Gain financial independence
If you’re living with family, a partner or with someone else you are financially dependent upon and you have concerns they may not be accepting of LGBTQ+ people then I’d advise this before coming out to them, even if it’s ensuring that you have enough money each week to be able to go to a local LGBT bar and blow off some steam so that you aren’t trapped by them. For some, this may mean having enough money to be able to move out as the situation may not be able to be reconciled. Parents do have more information these days but many do still struggle not to be bigots to their own children. It can be struggle particularly if one is disabled and there might be familial disputes over who is entitled to any welfare money paid. It is something just be aware of and there are charities which can give advice and support.

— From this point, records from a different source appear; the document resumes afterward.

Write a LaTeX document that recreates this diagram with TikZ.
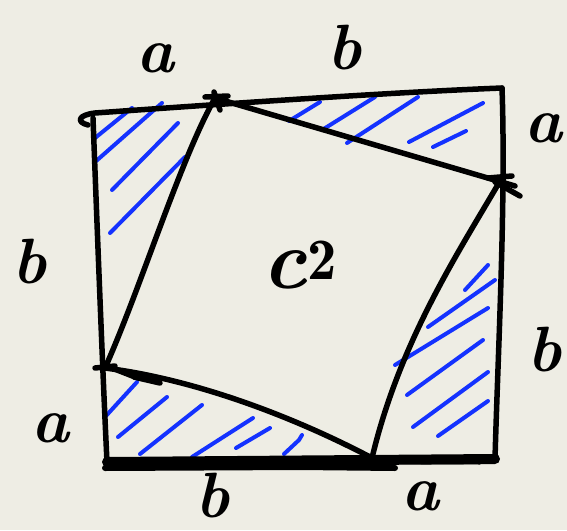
\documentclass[tikz,border=0pt]{standalone}
\usepackage{fontspec}
\definecolor{paper}{RGB}{238,237,228}
\definecolor{hatch}{RGB}{20,50,255}
\begin{document}
\begin{tikzpicture}[x=1pt,y=-1pt,
  pen/.style={line width=5.5pt,line cap=round,line join=round,black},
  fatpen/.style={line width=10pt,line cap=round,black},
  hat/.style={line width=4pt,line cap=round,hatch},
  lab/.style={font=\fontsize{64}{68}\selectfont\bfseries\itshape,inner sep=0pt}]
\fill[paper] (0,0) rectangle (567,530);
\useasboundingbox (0,0) rectangle (567,530);
% corners of the outer square
\coordinate (TL) at (93,118);
\coordinate (TR) at (502,88);
\coordinate (BR) at (495,459);
\coordinate (BL) at (107,462);
% vertices of the inner square
\coordinate (P1) at (215,98);
\coordinate (P2) at (500,181);
\coordinate (P3) at (372,458);
\coordinate (P4) at (105,368);
% blue hatching
\draw[hat] (95,138)--(132,108) (95,162)--(162,103) (112,190)--(178,123) (110,233)--(185,157);
\draw[hat] (289,121)--(320,102) (322,130)--(375,97) (347,143)--(418,97) (409,142)--(483,103) (433,147)--(466,131);
\draw[hat] (105,417)--(137,382) (118,437)--(167,397) (140,454)--(202,405) (192,457)--(253,418) (236,448)--(270,428) (284,454)--(299,440)--(302,435);
\draw[hat] (465,290)--(488,265) (428,327)--(495,280) (395,365)--(488,308) (407,395)--(483,340) (413,427)--(488,372) (438,436)--(488,401);
% outer square
\draw[pen] (88,125) .. controls (76,122) and (78,115) .. (95,113) .. controls (250,102) and (400,92) .. (TR);
\draw[pen] (TR) .. controls (506,200) and (498,350) .. (BR);
\draw[pen] (TL) .. controls (98,250) and (103,380) .. (BL);
\draw[fatpen] (BL) -- (BR);
\draw[line width=6pt,line cap=round] (105,468) -- (300,467) -- (395,468);
\draw[line width=3pt,line cap=round] (250,462) -- (480,463);
% inner square
\draw[pen] (P1) -- (515,186);
\draw[pen] (P2) .. controls (460,250) and (400,340) .. (P3);
\draw[pen] (P3) .. controls (300,420) and (200,380) .. (P4);
\draw[pen] (P4) .. controls (140,290) and (180,160) .. (P1);
% tick marks at the touching points
\draw[pen] (205,97) -- (228,96) (214,92) -- (220,110);
\draw[pen] (488,178) -- (512,176) (495,182) -- (520,196);
\draw[pen] (95,368) -- (115,366) (112,368) -- (135,377);
\draw[pen] (134,377) -- (160,383);
% labels
\node[lab] (la1) at (155,58) {a};
\node[lab] (lb1) at (345,48) {b};
\node[lab] (la2) at (543,128) {a};
\node[lab] (lb2) at (30,262) {b};
\node[lab,font=\fontsize{84}{88}\selectfont\bfseries\itshape] (lc) at (300,265) {c$^{\mathbf{2}}$};
\node[lab] (lb3) at (545,350) {b};
\node[lab] (la3) at (50,428) {a};
\node[lab] (lb4) at (213,496) {b};
\node[lab] (la4) at (420,496) {a};
\end{tikzpicture}
\end{document}
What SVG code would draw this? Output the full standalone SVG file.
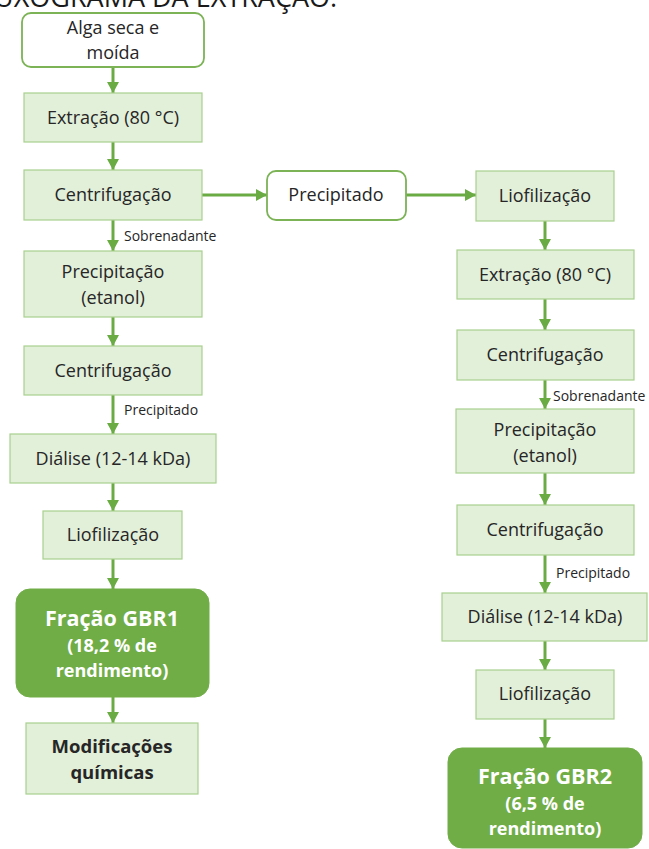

Everyone will go through this experience in their own way. Some will hit the library and learn everything there is to know about LGBTQ+ rights and history, others will get hammered on their first trip to an LGBTQ+ bar and for others it’ll be a more gradual process. There’s no one way to be LGBTQ+ and it doesn’t suddenly mean you’re obligated to go to Pride every year. It doesn’t particularly matter what is right for different people so long as there is good support around the individual to be able to go through this is the healthiest and least stressful way possible. It can still be terrifying but it doesn’t need to be overwhelmingly so.
Here are a list of specific charities and groups below which can offer support and advice:
For LGBTQ people between the ages of 16-25 who worry about family rejection and/or homelessness the Albert Kennedy Trust is an inclusive charity which offers support online and off.
Stonewall have a good reputation among cisgender lesbian and gay people for being able to offer support. There is also the Stonewall housing group if worried about living arrangements.
Mermaids offers support for children and young people who may be questioning their gender. They also have a comprehensive list of trans support groups on their page.
There is an online support group for those who think they may be bisexual.
Imaan is a support group for Muslim LGBTQI people.